Objective :: Exactly the lines from the start of the data below through the line that contains "sep=0pt] (title) at" are to be copied, with pictures left out.

## BEGIN

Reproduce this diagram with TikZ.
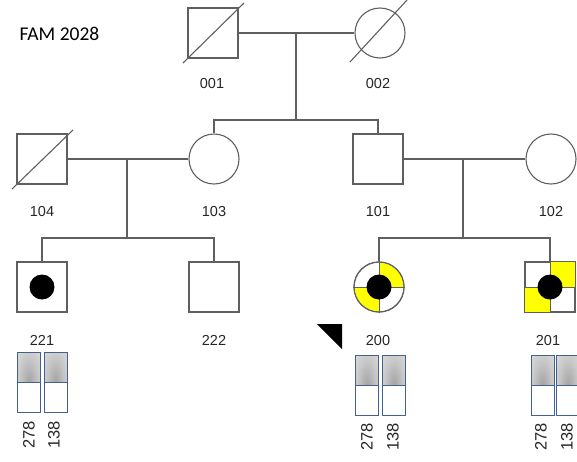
\documentclass[tikz,border=0pt]{standalone}
\usepackage{fontspec}
\usetikzlibrary{calc}
\setmainfont{Liberation Sans}
\newfontfamily\titlefont{Carlito}
\definecolor{linegray}{HTML}{5F5F5F}
\definecolor{barblue}{HTML}{41628F}
\definecolor{affyellow}{HTML}{FFFF00}
% soft grey glow for the upper half of each marker bar
\pgfdeclareradialshading{hapglow}{\pgfpoint{0bp}{0bp}}{%
  color(0bp)=(black!36); color(20bp)=(black!22); color(40bp)=(black!12); color(50bp)=(black!10)}
\begin{document}
\begin{tikzpicture}[x=1pt,y=-1pt,
  line width=1.1pt,
  male/.style={draw=linegray,fill=white,rectangle,minimum size=50pt,inner sep=0pt},
  female/.style={draw=linegray,fill=white,circle,minimum size=50pt,inner sep=0pt},
  link/.style={draw=linegray,line width=1.1pt},
  deadmark/.style={draw=linegray,line width=1.1pt},
  idlabel/.style={font=\fontsize{14.5}{16}\selectfont,text=black!85,inner sep=0pt},
  markerlabel/.style={font=\fontsize{16.5}{18}\selectfont,text=black!85,inner sep=0pt,rotate=90},
  hapbar/.style={draw=barblue,line width=1pt,fill=white,rectangle,
    minimum width=23pt,minimum height=60pt,inner sep=0pt,
    path picture={\shade[shading=hapglow]
      (path picture bounding box.north west) rectangle (path picture bounding box.east);
      \draw[barblue,line width=1pt] (path picture bounding box.west) -- (path picture bounding box.east);}},
  dot/.style={circle,fill=black,minimum size=25pt,inner sep=0pt}
]
\useasboundingbox (0,0) rectangle (577,461);

% family title
\node[anchor=west,font=\titlefont\fontsize{19.5}{22}\selectfont,inner sep=0pt] (title) at (19,34) {FAM 2028};

% generation I
\node[male] (n001) at (213,33) {};
\node[female] (n002) at (380,33) {};
\coordinate (m1) at (296,33);
\draw[deadmark] ($(n001.center)+(-30,30)$) -- ($(n001.center)+(31,-30)$);
\draw[deadmark] ($(n002.center)+(-30,29)$) -- ($(n002.center)+(27,-33)$);
\node[idlabel] (l001) at (212,84) {001};
\node[idlabel] (l002) at (378,84) {002};

% generation II
\node[male] (n104) at (42,159) {};
\node[female] (n103) at (214,159) {};
\node[male] (n101) at (378,159) {};
\node[female] (n102) at (551,159) {};
\draw[deadmark] ($(n104.center)+(-30,30)$) -- ($(n104.center)+(31,-29)$);
\node[idlabel] (l104) at (42,212) {104};
\node[idlabel] (l103) at (214,212) {103};
\node[idlabel] (l101) at (378,212) {101};
\node[idlabel] (l102) at (551,212) {102};

% generation III
\node[male] (n221) at (42,287) {};
\node[dot] (d221) at (n221.center) {};
\node[male] (n222) at (214,287) {};

% 200: quartered circle, two quadrants yellow, central dot
\node[female] (n200) at (379,287) {};
\begin{scope}
  \clip (n200.center) circle[radius=24.5];
  \fill[affyellow] (n200.center) rectangle ++(26,-26);
  \fill[affyellow] (n200.center) rectangle ++(-26,26);
\end{scope}
\draw[linegray,line width=0.9pt] (n200.north) -- (n200.south) (n200.west) -- (n200.east);
\draw[linegray,line width=1.1pt] (n200.center) circle[radius=25];
\node[dot] (d200) at (n200.center) {};

% 201: quartered square, two quadrants yellow, central dot
\node[male] (n201) at (550,287) {};
\fill[affyellow] (n201.center) rectangle (n201.north east);
\fill[affyellow] (n201.center) rectangle (n201.south west);
\draw[linegray,line width=0.9pt] (n201.north) -- (n201.south) (n201.west) -- (n201.east);
\draw[linegray,line width=1.1pt] (n201.north west) rectangle (n201.south east);
\node[dot] (d201) at (n201.center) {};

\node[idlabel] (l221) at (42,340) {221};
\node[idlabel] (l222) at (214,340) {222};
\node[idlabel] (l200) at (378,340) {200};
\node[idlabel] (l201) at (548,340) {201};

% proband arrow
\fill[black] (317,324) -- (342,324) -- (342,349) -- cycle;

% connecting lines
\coordinate (m2) at (127,159);
\coordinate (m3) at (463,159);
\coordinate (s1) at (296,120);
\coordinate (s2) at (127,238);
\coordinate (s3) at (463,238);
\draw[link] (n001.east) -- (n002.west);
\draw[link] (m1) -- (s1);
\draw[link] (n103.north) |- (s1) -| (n101.north);
\draw[link] (n104.east) -- (n103.west);
\draw[link] (n101.east) -- (n102.west);
\draw[link] (m2) -- (s2);
\draw[link] (m3) -- (s3);
\draw[link] (n221.north) |- (s2) -| (n222.north);
\draw[link] (n200.north) |- (s3) -| (n201.north);

% haplotype bars
\node[hapbar] (h221a) at (29,382) {};
\node[hapbar] (h221b) at (55.5,382) {};
\node[hapbar] (h200a) at (367,385) {};
\node[hapbar] (h200b) at (394,385) {};
\node[hapbar] (h201a) at (542.5,385) {};
\node[hapbar] (h201b) at (568,385) {};

% marker labels
\node[markerlabel] (k221a) at (29,435) {278};
\node[markerlabel] (k221b) at (54,435) {138};
\node[markerlabel] (k200a) at (367,437) {278};
\node[markerlabel] (k200b) at (393,437) {138};
\node[markerlabel] (k201a) at (541,437) {278};
\node[markerlabel] (k201b) at (567,437) {138};
\end{tikzpicture}
\end{document}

## END

Response to the exercise ::
Reproduce this diagram with TikZ.
\documentclass[tikz,border=0pt]{standalone}
\usepackage{fontspec}
\usetikzlibrary{calc}
\setmainfont{Liberation Sans}
\newfontfamily\titlefont{Carlito}
\definecolor{linegray}{HTML}{5F5F5F}
\definecolor{barblue}{HTML}{41628F}
\definecolor{affyellow}{HTML}{FFFF00}
% soft grey glow for the upper half of each marker bar
\pgfdeclareradialshading{hapglow}{\pgfpoint{0bp}{0bp}}{%
  color(0bp)=(black!36); color(20bp)=(black!22); color(40bp)=(black!12); color(50bp)=(black!10)}
\begin{document}
\begin{tikzpicture}[x=1pt,y=-1pt,
  line width=1.1pt,
  male/.style={draw=linegray,fill=white,rectangle,minimum size=50pt,inner sep=0pt},
  female/.style={draw=linegray,fill=white,circle,minimum size=50pt,inner sep=0pt},
  link/.style={draw=linegray,line width=1.1pt},
  deadmark/.style={draw=linegray,line width=1.1pt},
  idlabel/.style={font=\fontsize{14.5}{16}\selectfont,text=black!85,inner sep=0pt},
  markerlabel/.style={font=\fontsize{16.5}{18}\selectfont,text=black!85,inner sep=0pt,rotate=90},
  hapbar/.style={draw=barblue,line width=1pt,fill=white,rectangle,
    minimum width=23pt,minimum height=60pt,inner sep=0pt,
    path picture={\shade[shading=hapglow]
      (path picture bounding box.north west) rectangle (path picture bounding box.east);
      \draw[barblue,line width=1pt] (path picture bounding box.west) -- (path picture bounding box.east);}},
  dot/.style={circle,fill=black,minimum size=25pt,inner sep=0pt}
]
\useasboundingbox (0,0) rectangle (577,461);

% family title
\node[anchor=west,font=\titlefont\fontsize{19.5}{22}\selectfont,inner sep=0pt] (title) at (19,34) {FAM 2028};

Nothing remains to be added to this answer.